Re: Fixing gave up waiting for init of module libcrc32c.

2010-03-20 Thread Herbert Xu
On Fri, Mar 19, 2010 at 10:23:25PM -0700, David Miller wrote:
>
> I hear what you're saying Herbert, but thinking about this a bit I
> really think we should make this situation work instead of fail.

I think the initial report perhaps painted this in a slight
different fashion than what it really is.  The code that was
looping in module.c is not trying to load libcrc32c, but rather
it is trying to get a reference on the already-loaded libcrc32c
module.

AFAICS the only way to make it "work" would be to reload the
module in question when we can't get a reference on it.  But
that would entail recursively loading a module during the process
of loading another module.

Rusty can chime in on whether this is doable.

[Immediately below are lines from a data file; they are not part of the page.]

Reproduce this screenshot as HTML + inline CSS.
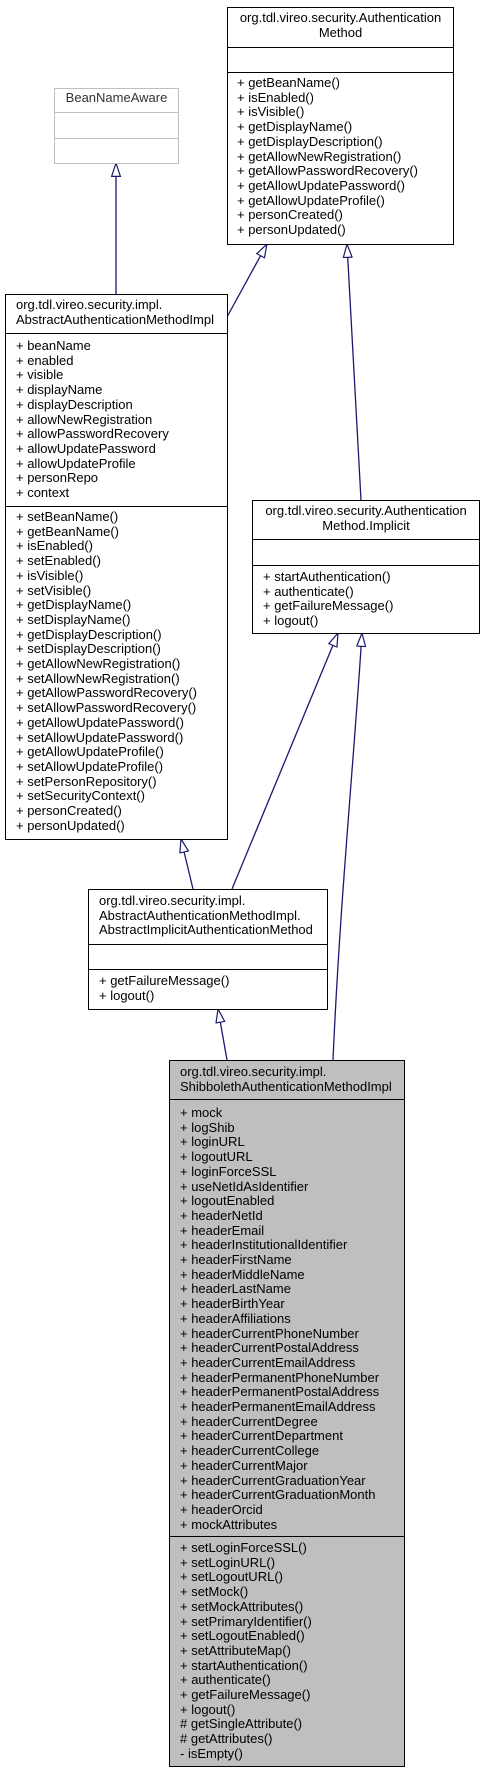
<!DOCTYPE html>
<html><head><meta charset="utf-8"><style>
html,body{margin:0;padding:0;background:#fff;}
body{width:484px;height:1773px;position:relative;overflow:hidden;font-family:"Liberation Sans",Arial,sans-serif;font-size:13px;color:#000;}
.b{position:absolute;border:1.3px solid #000;box-sizing:border-box;background:#fff;}
.h{position:absolute;left:0;right:0;height:0;border-top:1.3px solid #000;}
.t{position:absolute;line-height:14.7px;white-space:pre;}
.c{left:0;right:0;text-align:center;}
svg{position:absolute;left:0;top:0;}
</style></head><body>
<svg width="484" height="1773">
<defs><marker id="a" markerUnits="userSpaceOnUse" markerWidth="16" markerHeight="12" refX="14" refY="5" orient="auto" viewBox="0 0 16 12"><path d="M0.6,0.6 L14,5 L0.6,9.4 z" fill="#fff" stroke="#191970" stroke-width="1.2"/></marker></defs>
<g stroke="#191970" stroke-width="1.3" fill="none" marker-end="url(#a)">
<path d="M116,294 L116,163"/>
<path d="M227,317 L267,244"/>
<path d="M361,500 L347,244"/>
<path d="M193,889 L181,839"/>
<path d="M232,889 L338,633"/>
<path d="M227,1060 L218,1009"/>
<path d="M333,1060 C340,900 354,760 362,633"/>
</g>
</svg>

<!-- AuthenticationMethod -->
<div class="b" style="left:227px;top:7px;width:227px;height:238px;">
<div class="t c" style="top:3px;">org.tdl.vireo.security.Authentication
Method</div>
<div class="h" style="top:39px;"></div>
<div class="h" style="top:64px;"></div>
<div class="t" style="left:9px;top:68px;">+ getBeanName()
+ isEnabled()
+ isVisible()
+ getDisplayName()
+ getDisplayDescription()
+ getAllowNewRegistration()
+ getAllowPasswordRecovery()
+ getAllowUpdatePassword()
+ getAllowUpdateProfile()
+ personCreated()
+ personUpdated()</div>
</div>

<!-- BeanNameAware -->
<div class="b" style="left:54px;top:88px;width:125px;height:76px;border-color:#bfbfbf;">
<div class="t c" style="top:2px;color:#333;">BeanNameAware</div>
<div class="h" style="top:23px;border-color:#bfbfbf;"></div>
<div class="h" style="top:49px;border-color:#bfbfbf;"></div>
</div>

<!-- AbstractAuthenticationMethodImpl -->
<div class="b" style="left:5px;top:294px;width:223px;height:546px;">
<div class="t" style="left:10px;top:3px;">org.tdl.vireo.security.impl.
AbstractAuthenticationMethodImpl</div>
<div class="h" style="top:38px;"></div>
<div class="t" style="left:10px;top:44px;">+ beanName
+ enabled
+ visible
+ displayName
+ displayDescription
+ allowNewRegistration
+ allowPasswordRecovery
+ allowUpdatePassword
+ allowUpdateProfile
+ personRepo
+ context</div>
<div class="h" style="top:211px;"></div>
<div class="t" style="left:10px;top:215px;">+ setBeanName()
+ getBeanName()
+ isEnabled()
+ setEnabled()
+ isVisible()
+ setVisible()
+ getDisplayName()
+ setDisplayName()
+ getDisplayDescription()
+ setDisplayDescription()
+ getAllowNewRegistration()
+ setAllowNewRegistration()
+ getAllowPasswordRecovery()
+ setAllowPasswordRecovery()
+ getAllowUpdatePassword()
+ setAllowUpdatePassword()
+ getAllowUpdateProfile()
+ setAllowUpdateProfile()
+ setPersonRepository()
+ setSecurityContext()
+ personCreated()
+ personUpdated()</div>
</div>

<!-- AuthenticationMethod.Implicit -->
<div class="b" style="left:252px;top:500px;width:228px;height:134px;">
<div class="t c" style="top:3px;">org.tdl.vireo.security.Authentication
Method.Implicit</div>
<div class="h" style="top:38px;"></div>
<div class="h" style="top:64px;"></div>
<div class="t" style="left:10px;top:69px;">+ startAuthentication()
+ authenticate()
+ getFailureMessage()
+ logout()</div>
</div>

<!-- AbstractImplicitAuthenticationMethod -->
<div class="b" style="left:88px;top:889px;width:240px;height:121px;">
<div class="t" style="left:10px;top:4px;">org.tdl.vireo.security.impl.
AbstractAuthenticationMethodImpl.
AbstractImplicitAuthenticationMethod</div>
<div class="h" style="top:54px;"></div>
<div class="h" style="top:79px;"></div>
<div class="t" style="left:10px;top:84px;">+ getFailureMessage()
+ logout()</div>
</div>

<!-- ShibbolethAuthenticationMethodImpl -->
<div class="b" style="left:169px;top:1060px;width:236px;height:707px;background:#bfbfbf;">
<div class="t" style="left:10px;top:4px;">org.tdl.vireo.security.impl.
ShibbolethAuthenticationMethodImpl</div>
<div class="h" style="top:38px;"></div>
<div class="t" style="left:10px;top:45px;">+ mock
+ logShib
+ loginURL
+ logoutURL
+ loginForceSSL
+ useNetIdAsIdentifier
+ logoutEnabled
+ headerNetId
+ headerEmail
+ headerInstitutionalIdentifier
+ headerFirstName
+ headerMiddleName
+ headerLastName
+ headerBirthYear
+ headerAffiliations
+ headerCurrentPhoneNumber
+ headerCurrentPostalAddress
+ headerCurrentEmailAddress
+ headerPermanentPhoneNumber
+ headerPermanentPostalAddress
+ headerPermanentEmailAddress
+ headerCurrentDegree
+ headerCurrentDepartment
+ headerCurrentCollege
+ headerCurrentMajor
+ headerCurrentGraduationYear
+ headerCurrentGraduationMonth
+ headerOrcid
+ mockAttributes</div>
<div class="h" style="top:475px;"></div>
<div class="t" style="left:10px;top:480px;">+ setLoginForceSSL()
+ setLoginURL()
+ setLogoutURL()
+ setMock()
+ setMockAttributes()
+ setPrimaryIdentifier()
+ setLogoutEnabled()
+ setAttributeMap()
+ startAuthentication()
+ authenticate()
+ getFailureMessage()
+ logout()
# getSingleAttribute()
# getAttributes()
- isEmpty()</div>
</div>
</body></html>
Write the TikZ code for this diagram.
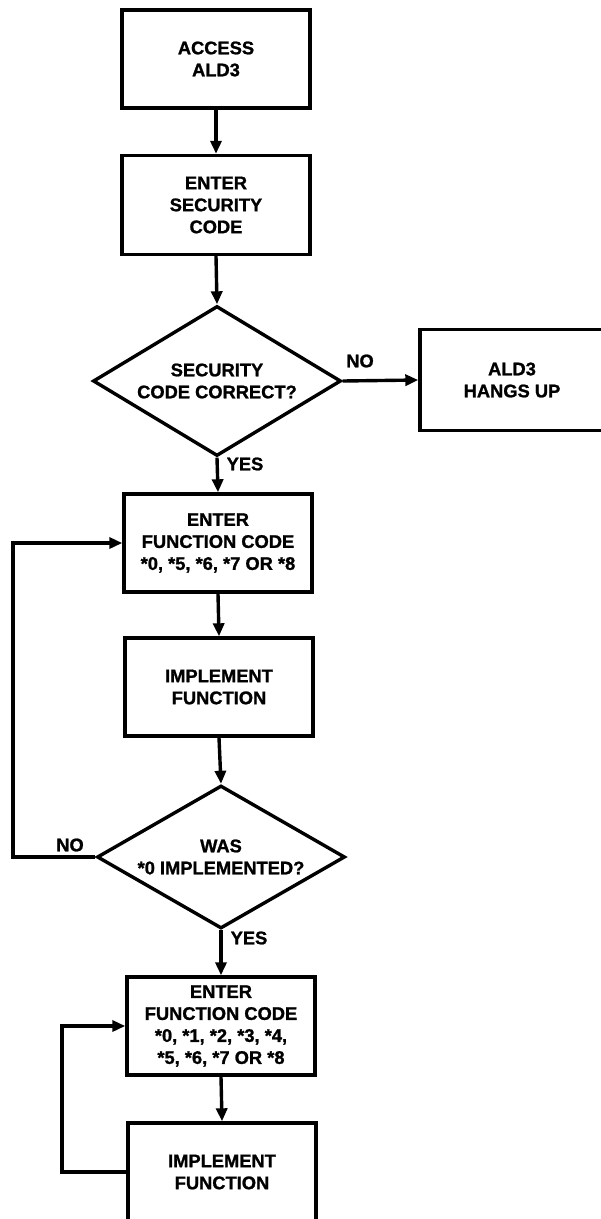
\documentclass[tikz,border=0pt]{standalone}
\usepackage{fontspec}
\setmainfont[BoldFeatures={FakeBold=1.2}]{Liberation Sans}
\usetikzlibrary{shapes.geometric,arrows.meta}
\begin{document}
\begin{tikzpicture}[x=1pt,y=-1pt,
 every node/.style={font=\bfseries\fontsize{18.3}{22}\selectfont, align=center},
 box/.style={draw, line width=3.4pt, minimum width=188pt, minimum height=98pt, inner sep=0pt},
 dec/.style={draw, diamond, line width=3.4pt, aspect=1.65, minimum width=248pt, minimum height=150pt, inner sep=0pt},
 arr/.style={line width=3.4pt, -{Triangle[length=13pt,width=11pt]}},
 lbl/.style={inner sep=0pt}]
\useasboundingbox (0,0) rectangle (601,1219);
\clip (0,0) rectangle (601,1219);
\node[box] (access) at (216,59) {ACCESS\\ALD3};
\node[box, minimum height=99pt] (sec) at (216,205) {ENTER\\SECURITY\\CODE};
\node[dec] (d1) at (217,381) {SECURITY\\CODE CORRECT?};
\node[box, minimum width=184pt, minimum height=101pt] (hang) at (512,380) {ALD3\\HANGS UP};
\node[box] (f1) at (218,543) {ENTER\\FUNCTION CODE\\*0, *5, *6, *7 OR *8};
\node[box] (imp1) at (219,687) {IMPLEMENT\\FUNCTION};
\node[dec, minimum height=143pt] (d2) at (221,857) {WAS\\*0 IMPLEMENTED?};
\node[box] (f2) at (221,1026) {ENTER\\FUNCTION CODE\\*0, *1, *2, *3, *4,\\*5, *6, *7 OR *8};
\node[box] (imp2) at (222,1172) {IMPLEMENT\\FUNCTION};
\coordinate (lp1) at (13,857);
\coordinate (lp2) at (62,1172);
\draw[arr] (access.south) -- (sec.north);
\draw[arr] (sec.south) -- (d1.north);
\draw[arr] (d1.east) -- (hang.west);
\draw[arr] (d1.south) -- (f1.north);
\draw[arr] (f1.south) -- (imp1.north);
\draw[arr] (imp1.south) -- (d2.north);
\draw[arr] (d2.south) -- (f2.north);
\draw[arr] (f2.south) -- (imp2.north);
\draw[arr] (d2.west) -- (d2.west -| lp1) |- (f1.west);
\draw[arr] (imp2.west) -- (imp2.west -| lp2) |- (f2.west);
\node[lbl] (no1) at (360,361) {NO};
\node[lbl] (yes1) at (245,464) {YES};
\node[lbl] (no2) at (70,845) {NO};
\node[lbl] (yes2) at (249,938) {YES};
\end{tikzpicture}
\end{document}
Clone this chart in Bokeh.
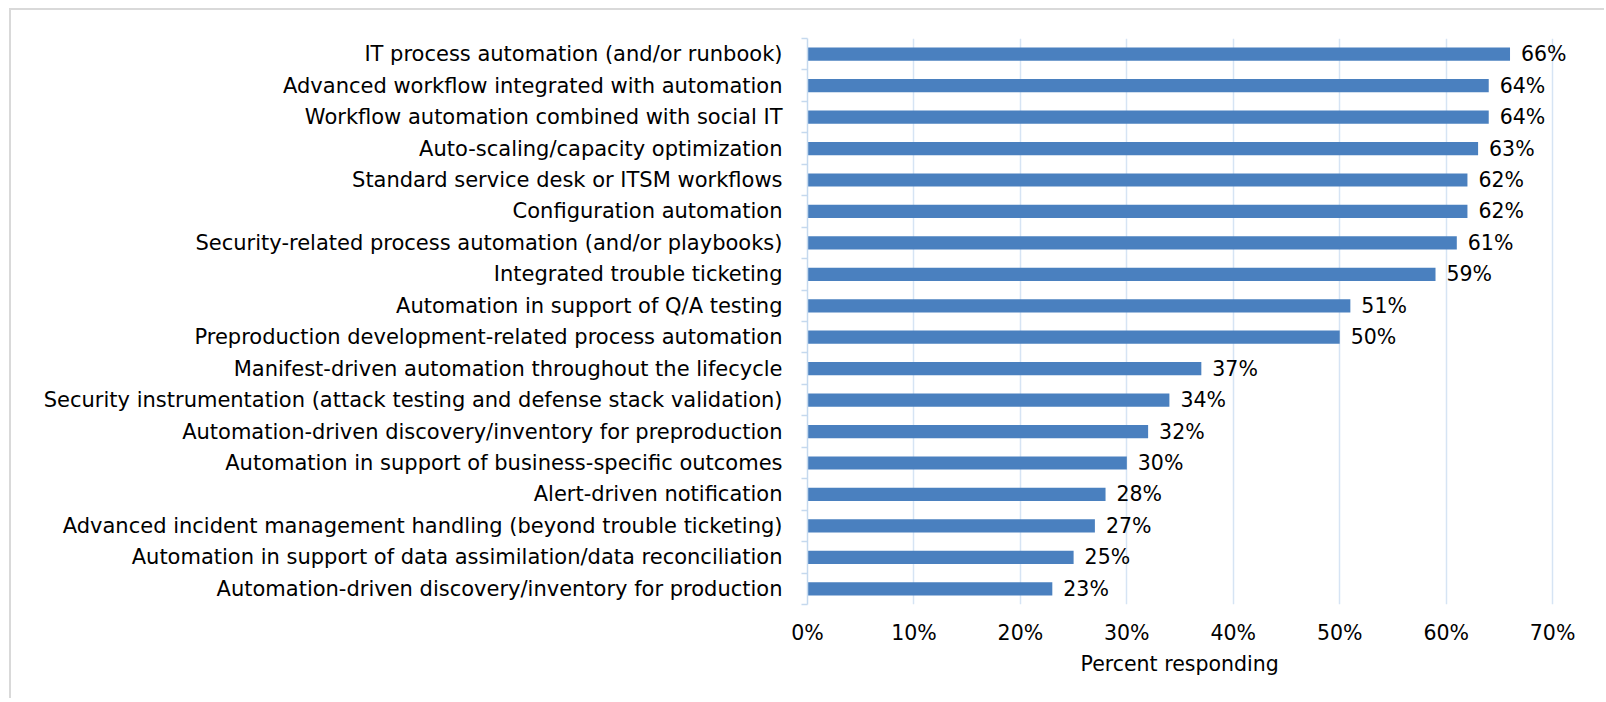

I think I have a good guess as to why this problem is occuring
for Brandon.  It is probably the result of two near-simultaneous
modprobes, one issued against libcrc32c and one against bnx2x.

The libcrc32c module is partially loaded to the point of invoking
its init function, which then tries to modprobe crc32c.

However, before this starts the modprobe on bnx2x is already in
progression.  When bnx2x's loading tries to acquire a reference
on libcrc32c which it depends on, we hit the dead-lock.

So if Suse were doing some kind of parallel booting where multiple
modules may be loaded together then this could occur.

The easiest solution again would be for modprobe(8) to block the
loading of bnx2x because the module that it depends on libcrc32c
hasn't yet finished loading.

I'm open to a kernel solution too if anyone has suggestions.

Cheers,
-- 
Visit Openswan at http://www.openswan.org/
Email: Herbert Xu ~{PmV>HI~} 
Home Page: http://gondor.apana.org.au/~herbert/
PGP Key: http://gondor.apana.org.au/~herbert/pubkey.txt
--
To unsubscribe from this list: send the line "unsubscribe linux-crypto" in
the body of a message to majord...@vger.kernel.org
More majordomo info at  http://vger.kernel.org/majordomo-info.html


Re: Fixing gave up waiting for init of module libcrc32c.

2010-03-19 Thread David Miller
From: Herbert Xu 
Date: Sat, 20 Mar 2010 12:24:34 +0800

> On Fri, Mar 19, 2010 at 09:21:03PM -0700, Brandon Philips wrote:
>>
>> Do you see how it is getting stuck though with modprobe bnx2 and
>> modprobe libcrc32c going at the same time though?
> 
> Yes I agree that's a bug.  Something in those paths should simply
> fail instead of waiting around.

I hear what you're saying Herbert, but thinking about this a bit I
really think we should make this situation work instead of fail.
--
To unsubscribe from this list: send the line "unsubscribe linux-crypto" in
the body of a message to majord...@vger.kernel.org
More majordomo info at  http://vger.kernel.org/majordomo-info.html


Re: Fixing gave up waiting for init of module libcrc32c.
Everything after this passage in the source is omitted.